* _What is needed_: Skip the pictures and extract all of the lines exactly as written.

* _Supplied information_:

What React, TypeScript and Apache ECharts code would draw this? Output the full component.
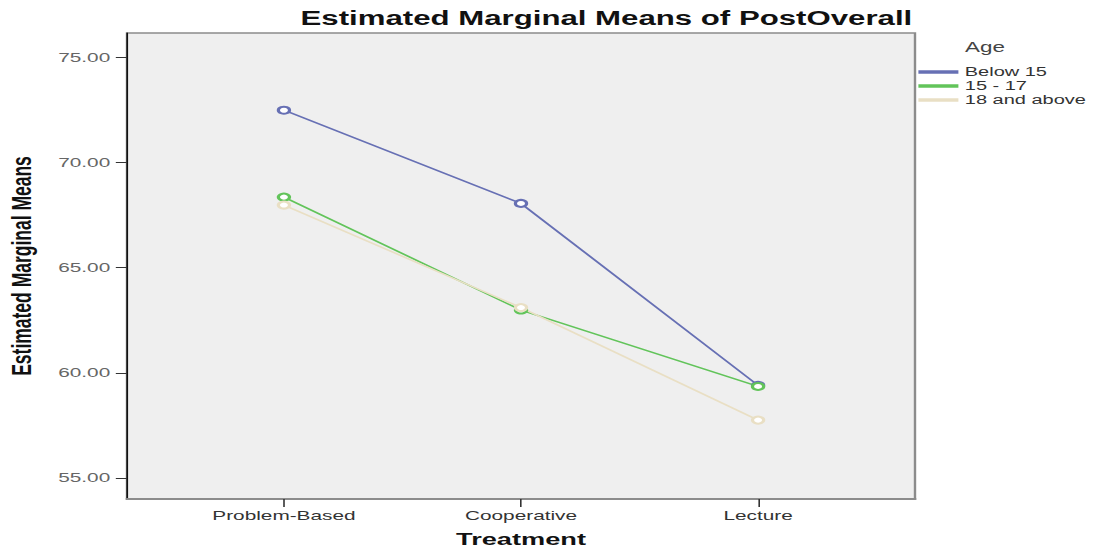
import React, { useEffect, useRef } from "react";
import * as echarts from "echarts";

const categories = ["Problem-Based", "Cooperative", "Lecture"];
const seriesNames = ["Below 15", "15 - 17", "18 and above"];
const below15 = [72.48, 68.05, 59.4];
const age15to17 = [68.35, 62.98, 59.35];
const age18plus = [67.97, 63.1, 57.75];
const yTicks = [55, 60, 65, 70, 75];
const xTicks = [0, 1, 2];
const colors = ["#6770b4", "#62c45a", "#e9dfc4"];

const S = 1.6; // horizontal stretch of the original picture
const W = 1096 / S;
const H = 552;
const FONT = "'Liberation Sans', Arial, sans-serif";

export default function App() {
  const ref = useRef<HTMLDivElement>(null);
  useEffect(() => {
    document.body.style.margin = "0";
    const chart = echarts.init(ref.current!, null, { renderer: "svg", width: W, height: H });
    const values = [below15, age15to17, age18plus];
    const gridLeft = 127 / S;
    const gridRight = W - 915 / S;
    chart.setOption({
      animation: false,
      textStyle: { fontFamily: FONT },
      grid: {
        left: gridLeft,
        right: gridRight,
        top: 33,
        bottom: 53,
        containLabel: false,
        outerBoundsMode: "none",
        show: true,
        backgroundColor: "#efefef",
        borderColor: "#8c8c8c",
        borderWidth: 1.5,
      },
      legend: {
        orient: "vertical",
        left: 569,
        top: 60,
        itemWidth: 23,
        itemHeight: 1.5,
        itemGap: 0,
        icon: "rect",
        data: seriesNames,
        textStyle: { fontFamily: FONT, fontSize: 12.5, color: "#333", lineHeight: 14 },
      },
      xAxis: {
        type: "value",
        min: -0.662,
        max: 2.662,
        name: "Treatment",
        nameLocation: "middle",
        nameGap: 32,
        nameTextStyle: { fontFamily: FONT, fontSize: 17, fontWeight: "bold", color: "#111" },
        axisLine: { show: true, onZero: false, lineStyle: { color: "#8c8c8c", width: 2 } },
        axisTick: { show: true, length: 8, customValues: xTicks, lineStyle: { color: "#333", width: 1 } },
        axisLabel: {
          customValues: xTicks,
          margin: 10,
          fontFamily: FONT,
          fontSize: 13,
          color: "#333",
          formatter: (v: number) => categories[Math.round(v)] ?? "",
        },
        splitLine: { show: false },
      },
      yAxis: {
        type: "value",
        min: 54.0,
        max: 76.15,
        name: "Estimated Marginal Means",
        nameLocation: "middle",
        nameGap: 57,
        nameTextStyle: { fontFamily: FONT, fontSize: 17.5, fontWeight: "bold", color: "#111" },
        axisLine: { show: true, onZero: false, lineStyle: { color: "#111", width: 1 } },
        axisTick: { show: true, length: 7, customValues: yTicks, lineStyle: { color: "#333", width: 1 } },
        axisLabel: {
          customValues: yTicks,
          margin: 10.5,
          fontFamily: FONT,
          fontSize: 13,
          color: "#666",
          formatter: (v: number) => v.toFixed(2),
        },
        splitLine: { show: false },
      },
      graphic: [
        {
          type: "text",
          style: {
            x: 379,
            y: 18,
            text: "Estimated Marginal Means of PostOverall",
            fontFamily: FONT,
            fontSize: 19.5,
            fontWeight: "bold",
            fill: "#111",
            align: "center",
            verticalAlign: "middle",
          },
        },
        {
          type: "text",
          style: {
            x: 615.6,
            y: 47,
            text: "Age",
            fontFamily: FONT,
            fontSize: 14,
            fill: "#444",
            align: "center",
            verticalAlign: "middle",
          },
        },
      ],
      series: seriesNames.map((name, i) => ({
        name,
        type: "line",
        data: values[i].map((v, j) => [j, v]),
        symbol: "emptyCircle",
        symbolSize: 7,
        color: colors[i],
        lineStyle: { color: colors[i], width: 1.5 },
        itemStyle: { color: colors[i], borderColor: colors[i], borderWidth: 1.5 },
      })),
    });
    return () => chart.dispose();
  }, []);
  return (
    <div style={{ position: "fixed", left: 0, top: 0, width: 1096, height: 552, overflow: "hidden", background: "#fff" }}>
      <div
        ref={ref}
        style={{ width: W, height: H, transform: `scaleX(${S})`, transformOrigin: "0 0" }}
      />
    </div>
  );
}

* _Exercise response_:
What React, TypeScript and Apache ECharts code would draw this? Output the full component.
import React, { useEffect, useRef } from "react";
import * as echarts from "echarts";

const categories = ["Problem-Based", "Cooperative", "Lecture"];
const seriesNames = ["Below 15", "15 - 17", "18 and above"];
const below15 = [72.48, 68.05, 59.4];
const age15to17 = [68.35, 62.98, 59.35];
const age18plus = [67.97, 63.1, 57.75];
const yTicks = [55, 60, 65, 70, 75];
const xTicks = [0, 1, 2];
const colors = ["#6770b4", "#62c45a", "#e9dfc4"];

const S = 1.6; // horizontal stretch of the original picture
const W = 1096 / S;
const H = 552;
const FONT = "'Liberation Sans', Arial, sans-serif";

export default function App() {
  const ref = useRef<HTMLDivElement>(null);
  useEffect(() => {
    document.body.style.margin = "0";
    const chart = echarts.init(ref.current!, null, { renderer: "svg", width: W, height: H });
    const values = [below15, age15to17, age18plus];
    const gridLeft = 127 / S;
    const gridRight = W - 915 / S;
    chart.setOption({
      animation: false,
      textStyle: { fontFamily: FONT },
      grid: {
        left: gridLeft,
        right: gridRight,
        top: 33,
        bottom: 53,
        containLabel: false,
        outerBoundsMode: "none",
        show: true,
        backgroundColor: "#efefef",
        borderColor: "#8c8c8c",
        borderWidth: 1.5,
      },
      legend: {
        orient: "vertical",
        left: 569,
        top: 60,
        itemWidth: 23,
        itemHeight: 1.5,
        itemGap: 0,
        icon: "rect",
        data: seriesNames,
        textStyle: { fontFamily: FONT, fontSize: 12.5, color: "#333", lineHeight: 14 },
      },
      xAxis: {
        type: "value",
        min: -0.662,
        max: 2.662,
        name: "Treatment",
        nameLocation: "middle",
        nameGap: 32,
        nameTextStyle: { fontFamily: FONT, fontSize: 17, fontWeight: "bold", color: "#111" },
        axisLine: { show: true, onZero: false, lineStyle: { color: "#8c8c8c", width: 2 } },
        axisTick: { show: true, length: 8, customValues: xTicks, lineStyle: { color: "#333", width: 1 } },
        axisLabel: {
          customValues: xTicks,
          margin: 10,
          fontFamily: FONT,
          fontSize: 13,
          color: "#333",
          formatter: (v: number) => categories[Math.round(v)] ?? "",
        },
        splitLine: { show: false },
      },
      yAxis: {
        type: "value",
        min: 54.0,
        max: 76.15,
        name: "Estimated Marginal Means",
        nameLocation: "middle",
        nameGap: 57,
        nameTextStyle: { fontFamily: FONT, fontSize: 17.5, fontWeight: "bold", color: "#111" },
        axisLine: { show: true, onZero: false, lineStyle: { color: "#111", width: 1 } },
        axisTick: { show: true, length: 7, customValues: yTicks, lineStyle: { color: "#333", width: 1 } },
        axisLabel: {
          customValues: yTicks,
          margin: 10.5,
          fontFamily: FONT,
          fontSize: 13,
          color: "#666",
          formatter: (v: number) => v.toFixed(2),
        },
        splitLine: { show: false },
      },
      graphic: [
        {
          type: "text",
          style: {
            x: 379,
            y: 18,
            text: "Estimated Marginal Means of PostOverall",
            fontFamily: FONT,
            fontSize: 19.5,
            fontWeight: "bold",
            fill: "#111",
            align: "center",
            verticalAlign: "middle",
          },
        },
        {
          type: "text",
          style: {
            x: 615.6,
            y: 47,
            text: "Age",
            fontFamily: FONT,
            fontSize: 14,
            fill: "#444",
            align: "center",
            verticalAlign: "middle",
          },
        },
      ],
      series: seriesNames.map((name, i) => ({
        name,
        type: "line",
        data: values[i].map((v, j) => [j, v]),
        symbol: "emptyCircle",
        symbolSize: 7,
        color: colors[i],
        lineStyle: { color: colors[i], width: 1.5 },
        itemStyle: { color: colors[i], borderColor: colors[i], borderWidth: 1.5 },
      })),
    });
    return () => chart.dispose();
  }, []);
  return (
    <div style={{ position: "fixed", left: 0, top: 0, width: 1096, height: 552, overflow: "hidden", background: "#fff" }}>
      <div
        ref={ref}
        style={{ width: W, height: H, transform: `scaleX(${S})`, transformOrigin: "0 0" }}
      />
    </div>
  );
}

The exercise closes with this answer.